**PROBLEM**
Write out all of the entries that follow, word for word, but skip the pictures.
"""
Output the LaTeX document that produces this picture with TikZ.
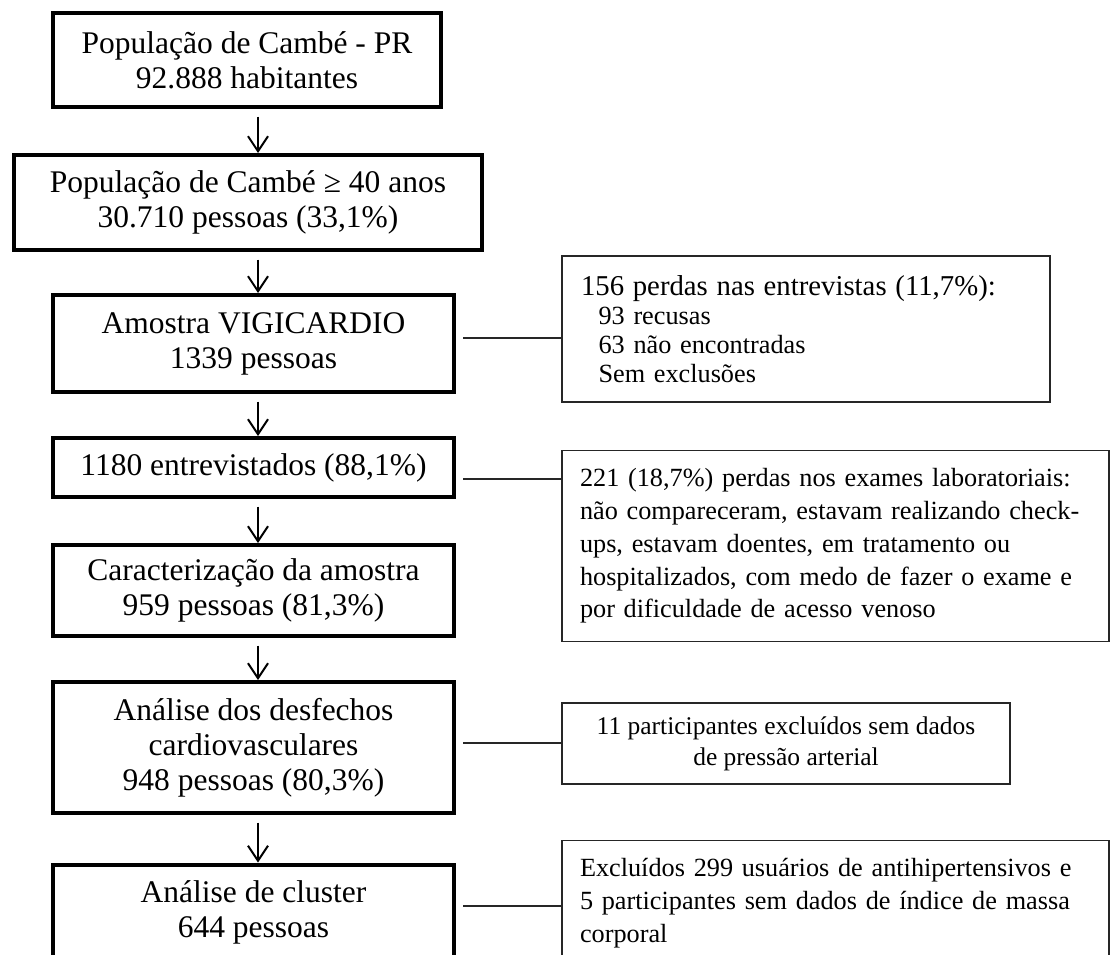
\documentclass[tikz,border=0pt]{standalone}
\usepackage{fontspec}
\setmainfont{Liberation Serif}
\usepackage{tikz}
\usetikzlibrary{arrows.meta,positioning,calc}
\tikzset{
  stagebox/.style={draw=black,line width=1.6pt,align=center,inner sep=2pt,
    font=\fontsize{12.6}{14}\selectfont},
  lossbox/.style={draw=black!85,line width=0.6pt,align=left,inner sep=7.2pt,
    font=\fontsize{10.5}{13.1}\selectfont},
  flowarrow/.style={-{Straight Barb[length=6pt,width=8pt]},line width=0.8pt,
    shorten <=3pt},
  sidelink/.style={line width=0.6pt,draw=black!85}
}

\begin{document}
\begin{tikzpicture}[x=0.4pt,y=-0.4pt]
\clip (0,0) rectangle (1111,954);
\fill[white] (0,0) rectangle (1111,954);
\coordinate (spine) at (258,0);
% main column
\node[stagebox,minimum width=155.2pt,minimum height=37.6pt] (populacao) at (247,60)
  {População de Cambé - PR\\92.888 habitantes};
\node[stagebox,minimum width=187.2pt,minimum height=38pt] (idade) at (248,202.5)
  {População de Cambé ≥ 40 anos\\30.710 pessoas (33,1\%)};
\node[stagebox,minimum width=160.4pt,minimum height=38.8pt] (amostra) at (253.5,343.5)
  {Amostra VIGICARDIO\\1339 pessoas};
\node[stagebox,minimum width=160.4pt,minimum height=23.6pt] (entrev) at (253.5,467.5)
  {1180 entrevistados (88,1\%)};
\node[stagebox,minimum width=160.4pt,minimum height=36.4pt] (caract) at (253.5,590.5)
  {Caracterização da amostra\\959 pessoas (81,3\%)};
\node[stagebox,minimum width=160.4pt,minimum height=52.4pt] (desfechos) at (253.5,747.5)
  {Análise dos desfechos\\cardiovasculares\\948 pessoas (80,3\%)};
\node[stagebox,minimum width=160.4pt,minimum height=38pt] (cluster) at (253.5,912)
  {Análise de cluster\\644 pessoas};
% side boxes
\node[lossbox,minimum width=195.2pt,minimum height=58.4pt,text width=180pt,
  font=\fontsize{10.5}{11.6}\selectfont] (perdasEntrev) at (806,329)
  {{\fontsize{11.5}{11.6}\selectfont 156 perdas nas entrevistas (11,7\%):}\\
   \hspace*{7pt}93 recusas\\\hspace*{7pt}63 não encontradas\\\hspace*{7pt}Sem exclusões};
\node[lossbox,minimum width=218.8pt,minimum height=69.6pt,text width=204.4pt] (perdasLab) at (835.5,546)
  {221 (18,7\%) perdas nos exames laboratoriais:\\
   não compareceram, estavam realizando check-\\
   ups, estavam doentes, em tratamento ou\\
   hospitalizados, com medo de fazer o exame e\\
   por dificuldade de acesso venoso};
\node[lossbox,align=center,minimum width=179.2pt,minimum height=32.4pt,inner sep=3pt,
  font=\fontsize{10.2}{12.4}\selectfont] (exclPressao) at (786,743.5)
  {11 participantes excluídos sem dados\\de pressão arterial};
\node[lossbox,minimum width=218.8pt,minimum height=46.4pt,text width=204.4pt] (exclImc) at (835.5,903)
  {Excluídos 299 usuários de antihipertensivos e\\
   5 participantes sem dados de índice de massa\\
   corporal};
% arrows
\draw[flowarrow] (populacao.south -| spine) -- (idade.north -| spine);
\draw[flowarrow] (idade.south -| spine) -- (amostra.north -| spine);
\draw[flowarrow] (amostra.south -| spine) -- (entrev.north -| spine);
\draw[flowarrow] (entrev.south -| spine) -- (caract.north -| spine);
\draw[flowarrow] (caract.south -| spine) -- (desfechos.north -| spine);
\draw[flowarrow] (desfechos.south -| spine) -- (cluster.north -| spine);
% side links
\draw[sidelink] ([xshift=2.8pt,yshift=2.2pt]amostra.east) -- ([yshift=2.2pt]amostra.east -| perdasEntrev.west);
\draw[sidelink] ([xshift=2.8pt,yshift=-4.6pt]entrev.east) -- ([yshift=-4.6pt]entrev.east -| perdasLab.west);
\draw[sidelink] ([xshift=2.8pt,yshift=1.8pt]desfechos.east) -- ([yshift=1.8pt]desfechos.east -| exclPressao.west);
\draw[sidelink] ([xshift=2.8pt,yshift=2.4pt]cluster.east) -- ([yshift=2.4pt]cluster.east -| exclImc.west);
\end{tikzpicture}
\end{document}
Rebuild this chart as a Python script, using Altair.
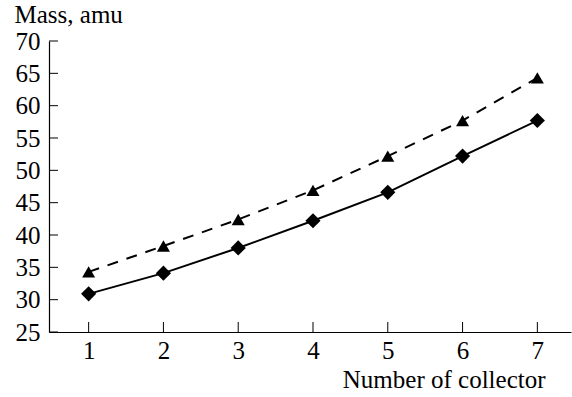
"""
**ANSWER TO THIS TASK**
Output the LaTeX document that produces this picture with TikZ.
\documentclass[tikz,border=0pt]{standalone}
\usepackage{fontspec}
\setmainfont{Liberation Serif}
\usepackage{tikz}
\usetikzlibrary{arrows.meta,positioning,calc}
\tikzset{
  stagebox/.style={draw=black,line width=1.6pt,align=center,inner sep=2pt,
    font=\fontsize{12.6}{14}\selectfont},
  lossbox/.style={draw=black!85,line width=0.6pt,align=left,inner sep=7.2pt,
    font=\fontsize{10.5}{13.1}\selectfont},
  flowarrow/.style={-{Straight Barb[length=6pt,width=8pt]},line width=0.8pt,
    shorten <=3pt},
  sidelink/.style={line width=0.6pt,draw=black!85}
}

\begin{document}
\begin{tikzpicture}[x=0.4pt,y=-0.4pt]
\clip (0,0) rectangle (1111,954);
\fill[white] (0,0) rectangle (1111,954);
\coordinate (spine) at (258,0);
% main column
\node[stagebox,minimum width=155.2pt,minimum height=37.6pt] (populacao) at (247,60)
  {População de Cambé - PR\\92.888 habitantes};
\node[stagebox,minimum width=187.2pt,minimum height=38pt] (idade) at (248,202.5)
  {População de Cambé ≥ 40 anos\\30.710 pessoas (33,1\%)};
\node[stagebox,minimum width=160.4pt,minimum height=38.8pt] (amostra) at (253.5,343.5)
  {Amostra VIGICARDIO\\1339 pessoas};
\node[stagebox,minimum width=160.4pt,minimum height=23.6pt] (entrev) at (253.5,467.5)
  {1180 entrevistados (88,1\%)};
\node[stagebox,minimum width=160.4pt,minimum height=36.4pt] (caract) at (253.5,590.5)
  {Caracterização da amostra\\959 pessoas (81,3\%)};
\node[stagebox,minimum width=160.4pt,minimum height=52.4pt] (desfechos) at (253.5,747.5)
  {Análise dos desfechos\\cardiovasculares\\948 pessoas (80,3\%)};
\node[stagebox,minimum width=160.4pt,minimum height=38pt] (cluster) at (253.5,912)
  {Análise de cluster\\644 pessoas};
% side boxes
\node[lossbox,minimum width=195.2pt,minimum height=58.4pt,text width=180pt,
  font=\fontsize{10.5}{11.6}\selectfont] (perdasEntrev) at (806,329)
  {{\fontsize{11.5}{11.6}\selectfont 156 perdas nas entrevistas (11,7\%):}\\
   \hspace*{7pt}93 recusas\\\hspace*{7pt}63 não encontradas\\\hspace*{7pt}Sem exclusões};
\node[lossbox,minimum width=218.8pt,minimum height=69.6pt,text width=204.4pt] (perdasLab) at (835.5,546)
  {221 (18,7\%) perdas nos exames laboratoriais:\\
   não compareceram, estavam realizando check-\\
   ups, estavam doentes, em tratamento ou\\
   hospitalizados, com medo de fazer o exame e\\
   por dificuldade de acesso venoso};
\node[lossbox,align=center,minimum width=179.2pt,minimum height=32.4pt,inner sep=3pt,
  font=\fontsize{10.2}{12.4}\selectfont] (exclPressao) at (786,743.5)
  {11 participantes excluídos sem dados\\de pressão arterial};
\node[lossbox,minimum width=218.8pt,minimum height=46.4pt,text width=204.4pt] (exclImc) at (835.5,903)
  {Excluídos 299 usuários de antihipertensivos e\\
   5 participantes sem dados de índice de massa\\
   corporal};
% arrows
\draw[flowarrow] (populacao.south -| spine) -- (idade.north -| spine);
\draw[flowarrow] (idade.south -| spine) -- (amostra.north -| spine);
\draw[flowarrow] (amostra.south -| spine) -- (entrev.north -| spine);
\draw[flowarrow] (entrev.south -| spine) -- (caract.north -| spine);
\draw[flowarrow] (caract.south -| spine) -- (desfechos.north -| spine);
\draw[flowarrow] (desfechos.south -| spine) -- (cluster.north -| spine);
% side links
\draw[sidelink] ([xshift=2.8pt,yshift=2.2pt]amostra.east) -- ([yshift=2.2pt]amostra.east -| perdasEntrev.west);
\draw[sidelink] ([xshift=2.8pt,yshift=-4.6pt]entrev.east) -- ([yshift=-4.6pt]entrev.east -| perdasLab.west);
\draw[sidelink] ([xshift=2.8pt,yshift=1.8pt]desfechos.east) -- ([yshift=1.8pt]desfechos.east -| exclPressao.west);
\draw[sidelink] ([xshift=2.8pt,yshift=2.4pt]cluster.east) -- ([yshift=2.4pt]cluster.east -| exclImc.west);
\end{tikzpicture}
\end{document}
Rebuild this chart as a Python script, using Altair.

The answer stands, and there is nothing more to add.